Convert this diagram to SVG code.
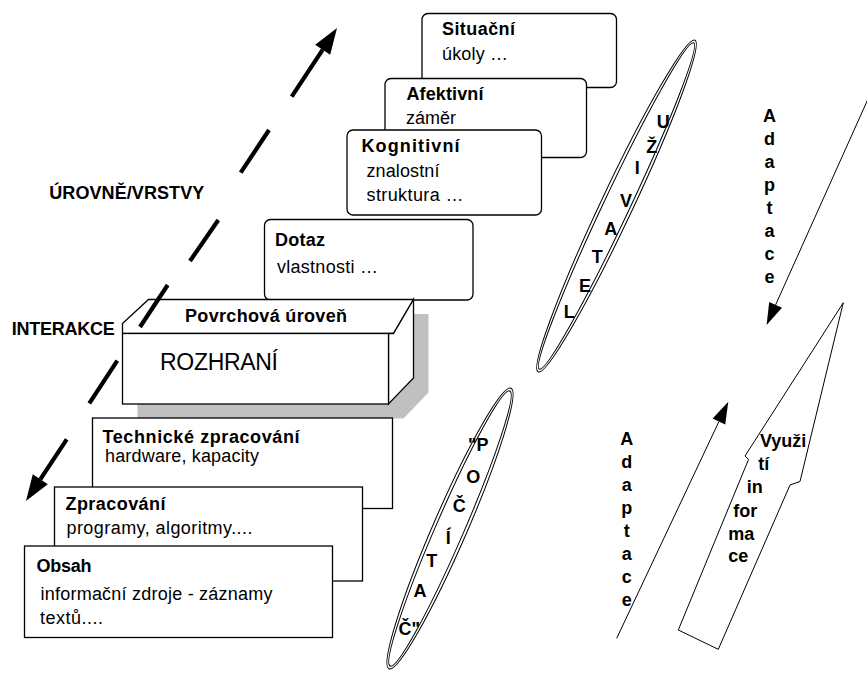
<svg xmlns="http://www.w3.org/2000/svg" width="867" height="673" viewBox="0 0 867 673">
  <style>
    text { font-family: "Liberation Sans", Arial, sans-serif; fill: #000; }
    .b { font-size: 18px; font-weight: bold; }
    .r { font-size: 18px; }
    .big { font-size: 23px; }
    .mid { text-anchor: middle; }
    .box { fill: #fff; stroke: #000; stroke-width: 1.3; }
    .edge { fill: none; stroke: #000; stroke-width: 1.3; stroke-linejoin: round; }
    .shadow { fill: #c0c0c0; stroke: none; }
    .ell { fill: none; stroke: #000; stroke-width: 1; }
    .thin { fill: none; stroke: #000; stroke-width: 1; }
    .thick { fill: none; stroke: #000; stroke-width: 4.2; stroke-linecap: butt; }
  </style>
  <defs>
    <marker id="headBold" markerUnits="userSpaceOnUse" markerWidth="27" markerHeight="19" refX="0" refY="9" orient="auto" overflow="visible">
      <path d="M0,0 L26,9 L0,18 Z" fill="#000"/>
    </marker>
    <marker id="headThin" markerUnits="userSpaceOnUse" markerWidth="23" markerHeight="15" refX="0" refY="7" orient="auto" overflow="visible">
      <path d="M0,0 L22,7 L0,14 Z" fill="#000"/>
    </marker>
  </defs>

  <!-- user-side layers, stacked -->
  <g id="situacni">
    <rect class="box" x="422" y="13.5" width="194.5" height="74" rx="6"/>
    <text class="b" x="442" y="35" textLength="73" lengthAdjust="spacing">Situační</text>
    <text class="r" x="442" y="60" textLength="66" lengthAdjust="spacing">úkoly …</text>
  </g>
  <g id="afektivni">
    <rect class="box" x="385" y="78.5" width="201.5" height="79" rx="6"/>
    <text class="b" x="406.5" y="100" textLength="77" lengthAdjust="spacing">Afektivní</text>
    <text class="r" x="406" y="124" textLength="50" lengthAdjust="spacing">záměr</text>
  </g>
  <g id="kognitivni">
    <rect class="box" x="347" y="130" width="194.5" height="85" rx="6"/>
    <text class="b" x="361.5" y="151.5" textLength="98" lengthAdjust="spacing">Kognitivní</text>
    <text class="r" x="366.5" y="177" textLength="73" lengthAdjust="spacing">znalostní</text>
    <text class="r" x="366.5" y="200.5" textLength="97" lengthAdjust="spacing">struktura …</text>
  </g>
  <g id="dotaz">
    <rect class="box" x="264.5" y="219.5" width="208.5" height="80.5" rx="6"/>
    <text class="b" x="275" y="246" textLength="50" lengthAdjust="spacing">Dotaz</text>
    <text class="r" x="277" y="273" textLength="101" lengthAdjust="spacing">vlastnosti …</text>
  </g>

  <!-- interface block with its drop shadow -->
  <g id="rozhrani">
    <polygon class="shadow" points="137.5,348 137.5,338 163.5,314 428.5,314 428.5,392.5 403.5,418.5 137.5,418.5"/>
    <polygon class="box" points="122.5,333.5 122.5,323.5 148.5,299.5 413.5,299.5 393.5,333.5"/>
    <polygon class="box" points="388.5,333.5 393.5,333.5 413.5,299.5 413.5,378 388.5,404"/>
    <rect class="box" x="122.5" y="333.5" width="266" height="70.5"/>
    <text class="b" x="185" y="321.5" textLength="162" lengthAdjust="spacing">Povrchová úroveň</text>
    <text class="big" x="160" y="370" textLength="118" lengthAdjust="spacing">ROZHRANÍ</text>
  </g>

  <!-- system-side layers -->
  <g id="technicke">
    <rect class="box" x="92.5" y="418" width="300" height="90.5"/>
    <text class="b" x="102.5" y="442.5" textLength="197" lengthAdjust="spacing">Technické zpracování</text>
    <text class="r" x="105" y="461.5" textLength="154" lengthAdjust="spacing">hardware, kapacity</text>
  </g>
  <g id="zpracovani">
    <rect class="box" x="54.5" y="487" width="308" height="94"/>
    <text class="b" x="65.5" y="510" textLength="100" lengthAdjust="spacing">Zpracování</text>
    <text class="r" x="66.5" y="533.5" textLength="186" lengthAdjust="spacing">programy, algoritmy....</text>
  </g>
  <g id="obsah">
    <rect class="box" x="24.5" y="546" width="308" height="91.5"/>
    <text class="b" x="36.5" y="571.5" textLength="55" lengthAdjust="spacing">Obsah</text>
    <text class="r" x="40.5" y="600" textLength="232" lengthAdjust="spacing">informační zdroje - záznamy</text>
    <text class="r" x="40" y="623.5" textLength="63" lengthAdjust="spacing">textů....</text>
  </g>

  <!-- side labels -->
  <g id="urovne">
    <text class="b" x="49.3" y="199.3" textLength="155" lengthAdjust="spacing">ÚROVNĚ/VRSTVY</text>
  </g>
  <g id="interakce">
    <text class="b" x="11.7" y="335" textLength="103" lengthAdjust="spacing">INTERAKCE</text>
  </g>

  <!-- user ellipse -->
  <g id="uzivatel">
    <g transform="translate(616.5,206) rotate(-64.7)">
      <ellipse class="ell" rx="183.5" ry="16"/>
      <ellipse class="ell" rx="180.5" ry="13"/>
    </g>
    <text class="b mid" x="663.3" y="128.3">U</text>
    <text class="b mid" x="651.7" y="152.7">Ž</text>
    <text class="b mid" x="637.3" y="174">I</text>
    <text class="b mid" x="626" y="206.7">V</text>
    <text class="b mid" x="610.7" y="235">A</text>
    <text class="b mid" x="597.3" y="263.3">T</text>
    <text class="b mid" x="585" y="291.7">E</text>
    <text class="b mid" x="569.3" y="318.3">L</text>
  </g>

  <!-- computer ellipse -->
  <g id="pocitac">
    <g transform="translate(450,528.5) rotate(-66.5)">
      <ellipse class="ell" rx="153" ry="17"/>
      <ellipse class="ell" rx="150" ry="14"/>
    </g>
    <text class="b mid" x="478.3" y="451">"P</text>
    <text class="b mid" x="473.3" y="482.7">O</text>
    <text class="b mid" x="459.3" y="511.7">Č</text>
    <text class="b mid" x="448.3" y="544">Í</text>
    <text class="b mid" x="431.7" y="566.7">T</text>
    <text class="b mid" x="420" y="597.3">A</text>
    <text class="b mid" x="409.3" y="635">Č"</text>
  </g>

  <!-- hollow block arrow -->
  <g id="vyuziti">
    <polygon class="thin" fill="#fff" points="843.3,302.7 745,456 748.5,459.5 678.3,630 718.3,649.3 790,485 800,481.5"/>
    <text class="b" x="760" y="446.7">Využi</text>
    <text class="b" x="758.3" y="470">tí</text>
    <text class="b" x="746.7" y="493.3">in</text>
    <text class="b" x="733.3" y="516.7">for</text>
    <text class="b" x="728.3" y="540">ma</text>
    <text class="b" x="728.3" y="561.7">ce</text>
  </g>

  <!-- adaptation labels -->
  <g id="adaptace-horni">
    <text class="b mid" x="769.5" y="121.7">A</text>
    <text class="b mid" x="769.5" y="144.7">d</text>
    <text class="b mid" x="769.5" y="167.7">a</text>
    <text class="b mid" x="769.5" y="190.7">p</text>
    <text class="b mid" x="769.5" y="213.7">t</text>
    <text class="b mid" x="769.5" y="236.7">a</text>
    <text class="b mid" x="769.5" y="259.7">c</text>
    <text class="b mid" x="769.5" y="282.7">e</text>
  </g>
  <g id="adaptace-dolni">
    <text class="b mid" x="626.7" y="445">A</text>
    <text class="b mid" x="626.7" y="468">d</text>
    <text class="b mid" x="626.7" y="491">a</text>
    <text class="b mid" x="626.7" y="514">p</text>
    <text class="b mid" x="626.7" y="537">t</text>
    <text class="b mid" x="626.7" y="560">a</text>
    <text class="b mid" x="626.7" y="583">c</text>
    <text class="b mid" x="626.7" y="606">e</text>
  </g>

  <!-- connectors -->
  <g id="connectors">
    <!-- dashed two-headed levels arrow -->
    <line class="thick" x1="291.7" y1="96.7" x2="322.7" y2="49.7" marker-end="url(#headBold)"/>
    <line class="thick" x1="269" y1="130" x2="240.7" y2="172.7"/>
    <line class="thick" x1="218.3" y1="220" x2="190" y2="261"/>
    <line class="thick" x1="167.7" y1="285" x2="140" y2="327"/>
    <line class="thick" x1="117.3" y1="360.7" x2="89.3" y2="403.3"/>
    <line class="thick" x1="66.7" y1="439.3" x2="40.3" y2="479.3" marker-end="url(#headBold)"/>
    <!-- adaptation arrows -->
    <line class="thin" x1="868" y1="99" x2="775.6" y2="304.9" marker-end="url(#headThin)"/>
    <line class="thin" x1="616.7" y1="638.3" x2="718.9" y2="421.6" marker-end="url(#headThin)"/>
  </g>
</svg>
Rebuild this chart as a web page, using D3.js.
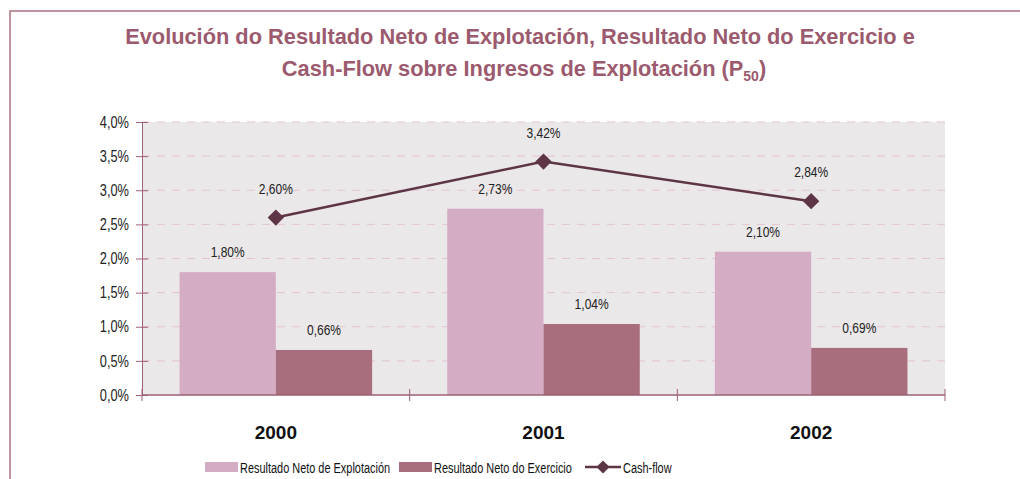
<!DOCTYPE html>
<html>
<head>
<meta charset="utf-8">
<script src="https://cdn.jsdelivr.net/npm/d3@7"></script>
<style>
  body { margin: 0; background: #fff; }
  #corpo { width: 1020px; height: 479px; overflow: hidden; }
  text { font-family: "Liberation Sans", Arial, sans-serif; }
</style>
</head>
<body>
<div id="corpo"></div>
<script>
// datos
var anos = ["2000", "2001", "2002"];
var series = ["Resultado Neto de Explotación", "Resultado Neto do Exercicio"];
var explotacion = [1.80, 2.73, 2.10];
var exercicio = [0.66, 1.04, 0.69];
var cashflow = [2.60, 3.42, 2.84];
var yTicks = [0, 0.5, 1, 1.5, 2, 2.5, 3, 3.5, 4];

var corBarra = ["#d4acc4", "#a96e7e"];
var corLinha = "#5e3546";
var corEixo = "#9e6074";

var width = 1020, height = 479;
var margin = {left: 142, right: 75, top: 122, bottom: 84};

var svg = d3.select("#corpo").append("svg")
    .attr("width", width)
    .attr("height", height);

// marco
svg.append("rect")
    .attr("x", 10).attr("y", 11)
    .attr("width", 1030).attr("height", 500)
    .style("fill", "none")
    .style("stroke", "#a8707f")
    .style("stroke-width", 1.5);

// titulo
var titulo = svg.append("text")
    .attr("text-anchor", "middle")
    .style("font-weight", "bold")
    .style("font-size", "21.8px")
    .style("fill", "#9b5a6e");
titulo.append("tspan").attr("x", 520).attr("y", 44)
    .text("Evolución do Resultado Neto de Explotación, Resultado Neto do Exercicio e");
var l2 = titulo.append("tspan").attr("x", 524).attr("y", 76)
    .text("Cash-Flow sobre Ingresos de Explotación (P");
l2.append("tspan").attr("dy", 5).style("font-size", "14px").text("50");
l2.append("tspan").attr("dy", -5).text(")");

var x = d3.scaleBand()
    .domain(anos)
    .range([margin.left, width - margin.right]);

var y = d3.scaleLinear()
    .domain([0, 4])
    .range([height - margin.bottom, margin.top]);

var xs = d3.scaleBand()
    .domain(series)
    .range([0, x.bandwidth()])
    .paddingOuter(0.39)
    .paddingInner(0);

// fondo
svg.append("rect")
    .attr("x", x.range()[0] + 1)
    .attr("y", y(4))
    .attr("width", x.range()[1] - x.range()[0] - 1)
    .attr("height", y(0) - y(4))
    .style("fill", "#ebe8ea");

// grid
svg.selectAll(".grid")
    .data(yTicks.filter(function(d){ return d > 0; }))
    .enter().append("line")
    .attr("x1", x.range()[0]).attr("x2", x.range()[1])
    .attr("y1", function(d){ return y(d); })
    .attr("y2", function(d){ return y(d); })
    .style("stroke", "#e5c3d1")
    .style("stroke-width", 1)
    .style("stroke-dasharray", "8,7");

// eixo y
var eixoY = svg.append("g")
    .attr("transform", "translate(" + x.range()[0] + ",0)")
    .call(d3.axisLeft(y).tickValues(yTicks).tickSize(6).tickPadding(7)
        .tickFormat(function(d){ return d.toFixed(1).replace(".", ",") + "%"; }));
eixoY.select(".domain").style("stroke", corEixo);
eixoY.selectAll(".tick line").style("stroke", corEixo);
eixoY.selectAll("text")
    .attr("class", "narrow")
    .style("font-family", "'Liberation Sans', Arial, sans-serif")
    .style("font-size", "16px")
    .style("fill", "#222");
eixoY.selectAll(".tick").append("line")
    .attr("x2", 6).style("stroke", corEixo);

// barras
var dados = anos.map(function(a, i){
    return {ano: a, valores: [explotacion[i], exercicio[i]]};
});

var grupo = svg.selectAll(".grupo")
    .data(dados)
    .enter().append("g")
    .attr("class", "grupo")
    .attr("transform", function(d){ return "translate(" + x(d.ano) + ",0)"; });

grupo.selectAll("rect")
    .data(function(d){ return d.valores.map(function(v, j){ return {serie: series[j], valor: v, j: j}; }); })
    .enter().append("rect")
    .attr("x", function(d){ return xs(d.serie); })
    .attr("width", xs.bandwidth())
    .attr("y", function(d){ return y(d.valor); })
    .attr("height", function(d){ return y(0) - y(d.valor); })
    .style("fill", function(d){ return corBarra[d.j]; });

grupo.selectAll(".rotulo")
    .data(function(d){ return d.valores.map(function(v, j){ return {serie: series[j], valor: v}; }); })
    .enter().append("text")
    .attr("class", "narrow")
    .attr("x", function(d){ return xs(d.serie) + xs.bandwidth() / 2; })
    .attr("y", function(d){ return y(d.valor) - 15; })
    .attr("text-anchor", "middle")
    .style("font-size", "15px")
    .style("fill", "#222")
    .text(function(d){ return percentFormat(d.valor); });

// eixo x
var eixoX = svg.append("g")
    .attr("transform", "translate(0," + y(0) + ")");
eixoX.append("line")
    .attr("x1", x.range()[0]).attr("x2", x.range()[1])
    .style("stroke", corEixo).style("stroke-width", 1.5);
eixoX.selectAll(".sep")
    .data(anos.concat(["fim"]))
    .enter().append("line")
    .attr("x1", function(d, i){ return x.range()[0] + i * x.step(); })
    .attr("x2", function(d, i){ return x.range()[0] + i * x.step(); })
    .attr("y1", -6).attr("y2", 6)
    .style("stroke", corEixo);
eixoX.selectAll(".cat")
    .data(anos)
    .enter().append("text")
    .attr("x", function(d){ return x(d) + x.bandwidth() / 2; })
    .attr("y", 44)
    .attr("text-anchor", "middle")
    .style("font-weight", "bold")
    .style("font-size", "19px")
    .style("fill", "#111")
    .text(function(d){ return d; });

// linea cash-flow
var cx = function(d, i){ return x(anos[i]) + x.bandwidth() / 2; };
var linha = d3.line()
    .x(function(d, i){ return cx(d, i); })
    .y(function(d){ return y(d); });

svg.append("path")
    .datum(cashflow)
    .attr("d", linha)
    .style("fill", "none")
    .style("stroke", corLinha)
    .style("stroke-width", 2.5);

var diamante = d3.symbol().type(d3.symbolDiamond2).size(170);

svg.selectAll(".marca")
    .data(cashflow)
    .enter().append("path")
    .attr("d", diamante)
    .attr("transform", function(d, i){ return "translate(" + cx(d, i) + "," + y(d) + ")"; })
    .style("fill", corLinha);

svg.selectAll(".rotuloCF")
    .data(cashflow)
    .enter().append("text")
    .attr("class", "narrow")
    .attr("x", function(d, i){ return cx(d, i); })
    .attr("y", function(d){ return y(d) - 24; })
    .attr("text-anchor", "middle")
    .style("font-size", "15px")
    .style("fill", "#222")
    .text(function(d){ return percentFormat(d); });

// lenda
var lenda = svg.append("g").attr("transform", "translate(0,467)");
var itens = [
    {tipo: "barra", cor: corBarra[0], texto: series[0], x: 205},
    {tipo: "barra", cor: corBarra[1], texto: series[1], x: 399},
    {tipo: "linha", cor: corLinha, texto: "Cash-flow", x: 585}
];
itens.forEach(function(it){
    if(it.tipo == "barra"){
        lenda.append("rect")
            .attr("x", it.x).attr("y", -5)
            .attr("width", 33).attr("height", 10)
            .style("fill", it.cor);
    }
    else{
        lenda.append("line")
            .attr("x1", it.x).attr("x2", it.x + 36)
            .style("stroke", it.cor).style("stroke-width", 2.5);
        lenda.append("path")
            .attr("d", d3.symbol().type(d3.symbolDiamond2).size(110))
            .attr("transform", "translate(" + (it.x + 18) + ",0)")
            .style("fill", it.cor);
    }
    lenda.append("text")
        .attr("class", "narrowLenda")
        .attr("x", it.x + (it.tipo == "barra" ? 35 : 38))
        .attr("y", 6)
        .style("font-size", "15.5px")
        .style("fill", "#111")
        .text(it.texto);
});

// comprime os textos para imitar Arial Narrow
comprime("text.narrow", 0.8);
comprime("text.narrowLenda", 0.705);

function comprime(sel, fator){
    svg.selectAll(sel).each(function(){
        var w = this.getComputedTextLength();
        d3.select(this)
            .attr("textLength", w * fator)
            .attr("lengthAdjust", "spacingAndGlyphs");
    });
}

function percentFormat(number){
    return number.toFixed(2).replace(".", ",") + "%";
}
</script>
</body>
</html>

──────────

• **WRITTEN TASK**
Both the line with "Rebuild this chart" and the line with "2.5, 3, 3.5, 4];" belong in the copy, along with every line between them; set them down exactly and skip the pictures.

• **WRITTEN SOLUTION**
Rebuild this chart as a web page, using D3.js.
<!DOCTYPE html>
<html>
<head>
<meta charset="utf-8">
<script src="https://cdn.jsdelivr.net/npm/d3@7"></script>
<style>
  body { margin: 0; background: #fff; }
  #corpo { width: 1020px; height: 479px; overflow: hidden; }
  text { font-family: "Liberation Sans", Arial, sans-serif; }
</style>
</head>
<body>
<div id="corpo"></div>
<script>
// datos
var anos = ["2000", "2001", "2002"];
var series = ["Resultado Neto de Explotación", "Resultado Neto do Exercicio"];
var explotacion = [1.80, 2.73, 2.10];
var exercicio = [0.66, 1.04, 0.69];
var cashflow = [2.60, 3.42, 2.84];
var yTicks = [0, 0.5, 1, 1.5, 2, 2.5, 3, 3.5, 4];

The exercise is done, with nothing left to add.